Source code of charts
<<<<
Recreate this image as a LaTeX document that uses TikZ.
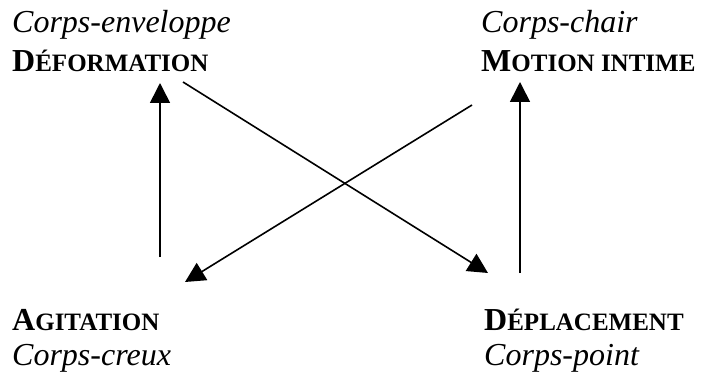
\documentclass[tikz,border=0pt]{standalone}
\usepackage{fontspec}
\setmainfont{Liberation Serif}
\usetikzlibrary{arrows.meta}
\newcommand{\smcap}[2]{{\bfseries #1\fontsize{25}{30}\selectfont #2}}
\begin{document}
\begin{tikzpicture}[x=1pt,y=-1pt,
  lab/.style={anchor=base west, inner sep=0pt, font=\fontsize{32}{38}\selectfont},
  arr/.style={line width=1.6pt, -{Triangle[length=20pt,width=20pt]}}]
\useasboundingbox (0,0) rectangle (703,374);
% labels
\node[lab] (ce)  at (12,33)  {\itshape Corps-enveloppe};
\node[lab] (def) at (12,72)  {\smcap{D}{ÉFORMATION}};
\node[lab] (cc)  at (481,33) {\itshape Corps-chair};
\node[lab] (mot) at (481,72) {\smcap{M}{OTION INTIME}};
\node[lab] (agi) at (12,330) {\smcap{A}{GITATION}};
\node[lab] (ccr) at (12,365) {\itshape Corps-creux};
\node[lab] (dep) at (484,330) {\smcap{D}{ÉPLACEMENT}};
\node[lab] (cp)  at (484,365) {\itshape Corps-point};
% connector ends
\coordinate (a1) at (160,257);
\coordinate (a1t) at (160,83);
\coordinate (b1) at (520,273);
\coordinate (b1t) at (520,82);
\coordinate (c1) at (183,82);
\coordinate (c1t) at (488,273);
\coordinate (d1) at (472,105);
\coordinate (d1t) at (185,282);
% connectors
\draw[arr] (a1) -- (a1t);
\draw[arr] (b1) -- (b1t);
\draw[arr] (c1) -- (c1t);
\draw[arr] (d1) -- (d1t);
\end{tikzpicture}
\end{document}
>>>>
<<<<
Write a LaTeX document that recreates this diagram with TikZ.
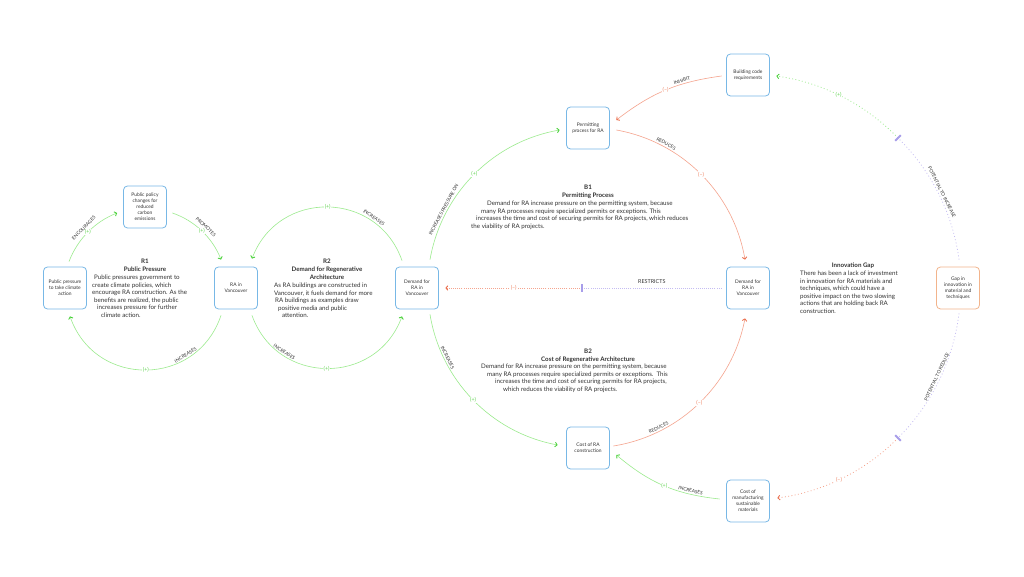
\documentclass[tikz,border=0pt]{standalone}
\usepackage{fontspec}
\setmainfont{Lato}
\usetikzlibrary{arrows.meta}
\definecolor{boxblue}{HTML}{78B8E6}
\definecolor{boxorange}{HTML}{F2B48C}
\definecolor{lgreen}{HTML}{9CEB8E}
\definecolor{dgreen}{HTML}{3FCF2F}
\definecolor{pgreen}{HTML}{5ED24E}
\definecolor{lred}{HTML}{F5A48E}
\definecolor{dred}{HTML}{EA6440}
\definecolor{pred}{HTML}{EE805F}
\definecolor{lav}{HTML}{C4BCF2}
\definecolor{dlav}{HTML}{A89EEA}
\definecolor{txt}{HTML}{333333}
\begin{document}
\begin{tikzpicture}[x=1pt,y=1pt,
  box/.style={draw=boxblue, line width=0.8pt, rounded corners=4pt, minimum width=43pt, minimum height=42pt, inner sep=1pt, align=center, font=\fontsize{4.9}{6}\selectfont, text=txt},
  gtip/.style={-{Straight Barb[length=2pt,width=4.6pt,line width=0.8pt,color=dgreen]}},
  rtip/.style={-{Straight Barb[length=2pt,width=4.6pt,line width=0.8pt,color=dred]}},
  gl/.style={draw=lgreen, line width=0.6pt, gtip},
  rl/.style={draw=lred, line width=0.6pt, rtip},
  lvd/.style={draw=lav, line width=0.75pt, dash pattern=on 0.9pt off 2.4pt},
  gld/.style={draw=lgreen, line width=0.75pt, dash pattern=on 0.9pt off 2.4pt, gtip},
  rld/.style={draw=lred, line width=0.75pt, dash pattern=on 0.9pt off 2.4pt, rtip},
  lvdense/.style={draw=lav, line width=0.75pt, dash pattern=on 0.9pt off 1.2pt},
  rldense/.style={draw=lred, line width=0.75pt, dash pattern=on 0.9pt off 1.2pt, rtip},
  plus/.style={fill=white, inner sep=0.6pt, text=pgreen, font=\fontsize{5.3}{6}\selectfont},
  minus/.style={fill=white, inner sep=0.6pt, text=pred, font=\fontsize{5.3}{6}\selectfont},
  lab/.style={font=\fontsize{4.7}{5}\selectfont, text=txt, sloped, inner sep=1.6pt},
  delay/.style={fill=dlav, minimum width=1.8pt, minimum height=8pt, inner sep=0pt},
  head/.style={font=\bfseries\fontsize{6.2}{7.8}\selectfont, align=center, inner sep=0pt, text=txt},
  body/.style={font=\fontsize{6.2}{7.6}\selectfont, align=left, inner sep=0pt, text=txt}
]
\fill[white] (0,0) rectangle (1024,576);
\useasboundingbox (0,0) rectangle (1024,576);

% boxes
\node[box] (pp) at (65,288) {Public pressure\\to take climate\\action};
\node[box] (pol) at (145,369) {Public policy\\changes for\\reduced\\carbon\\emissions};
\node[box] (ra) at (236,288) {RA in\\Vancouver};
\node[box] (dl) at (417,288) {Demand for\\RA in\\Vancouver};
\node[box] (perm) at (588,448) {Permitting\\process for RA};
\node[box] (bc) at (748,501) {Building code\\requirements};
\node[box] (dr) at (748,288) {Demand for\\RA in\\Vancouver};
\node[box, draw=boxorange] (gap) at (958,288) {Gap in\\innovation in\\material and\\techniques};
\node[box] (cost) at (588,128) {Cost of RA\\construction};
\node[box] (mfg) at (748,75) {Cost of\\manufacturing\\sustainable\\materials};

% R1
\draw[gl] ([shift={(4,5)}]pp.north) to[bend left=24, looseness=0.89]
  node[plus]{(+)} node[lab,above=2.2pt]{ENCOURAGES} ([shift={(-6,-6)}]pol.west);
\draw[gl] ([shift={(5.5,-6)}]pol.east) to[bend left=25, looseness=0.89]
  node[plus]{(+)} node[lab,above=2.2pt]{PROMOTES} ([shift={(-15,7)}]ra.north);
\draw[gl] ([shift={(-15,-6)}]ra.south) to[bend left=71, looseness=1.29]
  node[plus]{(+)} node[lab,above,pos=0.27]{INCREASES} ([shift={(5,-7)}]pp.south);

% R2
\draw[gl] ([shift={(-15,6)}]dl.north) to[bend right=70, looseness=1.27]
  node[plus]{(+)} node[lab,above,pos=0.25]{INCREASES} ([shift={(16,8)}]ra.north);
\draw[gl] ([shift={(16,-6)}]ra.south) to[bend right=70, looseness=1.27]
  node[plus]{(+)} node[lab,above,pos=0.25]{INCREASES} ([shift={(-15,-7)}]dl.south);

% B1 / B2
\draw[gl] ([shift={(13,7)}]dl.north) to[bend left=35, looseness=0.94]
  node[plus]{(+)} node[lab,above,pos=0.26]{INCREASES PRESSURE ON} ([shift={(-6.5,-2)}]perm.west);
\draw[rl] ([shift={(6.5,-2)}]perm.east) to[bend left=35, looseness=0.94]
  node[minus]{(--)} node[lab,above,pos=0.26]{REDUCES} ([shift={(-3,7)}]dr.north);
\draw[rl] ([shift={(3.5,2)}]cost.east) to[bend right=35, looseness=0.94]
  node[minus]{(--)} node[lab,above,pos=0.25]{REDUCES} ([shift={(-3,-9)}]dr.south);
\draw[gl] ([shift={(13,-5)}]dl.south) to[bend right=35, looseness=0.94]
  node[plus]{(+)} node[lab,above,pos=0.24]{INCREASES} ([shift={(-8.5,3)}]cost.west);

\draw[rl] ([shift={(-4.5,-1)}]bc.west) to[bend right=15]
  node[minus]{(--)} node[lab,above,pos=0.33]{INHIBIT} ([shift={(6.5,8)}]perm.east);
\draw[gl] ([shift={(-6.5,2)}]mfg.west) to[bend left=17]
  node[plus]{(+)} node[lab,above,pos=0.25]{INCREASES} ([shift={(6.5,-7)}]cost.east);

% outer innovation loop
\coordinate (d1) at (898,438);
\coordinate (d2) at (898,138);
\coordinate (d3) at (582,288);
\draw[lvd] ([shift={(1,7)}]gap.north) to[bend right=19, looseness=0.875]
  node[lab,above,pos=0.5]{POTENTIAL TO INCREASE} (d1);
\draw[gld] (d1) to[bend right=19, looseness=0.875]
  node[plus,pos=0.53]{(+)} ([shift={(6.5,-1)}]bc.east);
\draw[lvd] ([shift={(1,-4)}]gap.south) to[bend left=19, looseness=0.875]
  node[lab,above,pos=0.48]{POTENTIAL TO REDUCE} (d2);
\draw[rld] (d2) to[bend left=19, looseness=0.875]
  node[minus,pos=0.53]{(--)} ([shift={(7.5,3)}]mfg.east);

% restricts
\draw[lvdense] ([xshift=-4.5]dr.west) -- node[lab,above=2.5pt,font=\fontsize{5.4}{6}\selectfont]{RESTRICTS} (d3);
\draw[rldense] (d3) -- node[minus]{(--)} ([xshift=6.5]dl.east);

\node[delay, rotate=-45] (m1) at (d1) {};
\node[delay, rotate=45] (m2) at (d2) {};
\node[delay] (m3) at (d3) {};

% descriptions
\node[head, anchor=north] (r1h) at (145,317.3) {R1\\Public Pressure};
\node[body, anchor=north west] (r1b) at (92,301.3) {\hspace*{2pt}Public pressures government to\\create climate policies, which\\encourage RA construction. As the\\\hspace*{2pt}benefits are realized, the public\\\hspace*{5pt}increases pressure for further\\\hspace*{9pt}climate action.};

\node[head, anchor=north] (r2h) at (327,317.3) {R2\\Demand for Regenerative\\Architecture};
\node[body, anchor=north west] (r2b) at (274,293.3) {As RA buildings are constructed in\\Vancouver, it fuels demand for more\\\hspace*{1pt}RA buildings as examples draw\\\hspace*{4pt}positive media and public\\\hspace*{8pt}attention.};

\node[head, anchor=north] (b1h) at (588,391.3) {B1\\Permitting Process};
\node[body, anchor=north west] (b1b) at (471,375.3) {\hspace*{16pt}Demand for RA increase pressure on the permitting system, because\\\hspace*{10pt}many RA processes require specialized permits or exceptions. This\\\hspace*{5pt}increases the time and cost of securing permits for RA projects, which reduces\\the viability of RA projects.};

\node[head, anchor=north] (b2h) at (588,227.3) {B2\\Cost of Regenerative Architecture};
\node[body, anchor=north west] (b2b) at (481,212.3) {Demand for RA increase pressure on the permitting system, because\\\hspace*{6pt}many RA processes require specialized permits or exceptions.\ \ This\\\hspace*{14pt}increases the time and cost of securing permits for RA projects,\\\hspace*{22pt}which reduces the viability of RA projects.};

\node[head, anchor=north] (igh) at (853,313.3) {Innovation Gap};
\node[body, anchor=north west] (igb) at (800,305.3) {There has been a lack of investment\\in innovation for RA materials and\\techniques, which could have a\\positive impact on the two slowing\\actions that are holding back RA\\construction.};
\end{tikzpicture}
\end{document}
>>>>
• Request:
Copy each line from the records above that includes the string "LaTeX".

• Problem solution:
Recreate this image as a LaTeX document that uses TikZ.
Write a LaTeX document that recreates this diagram with TikZ.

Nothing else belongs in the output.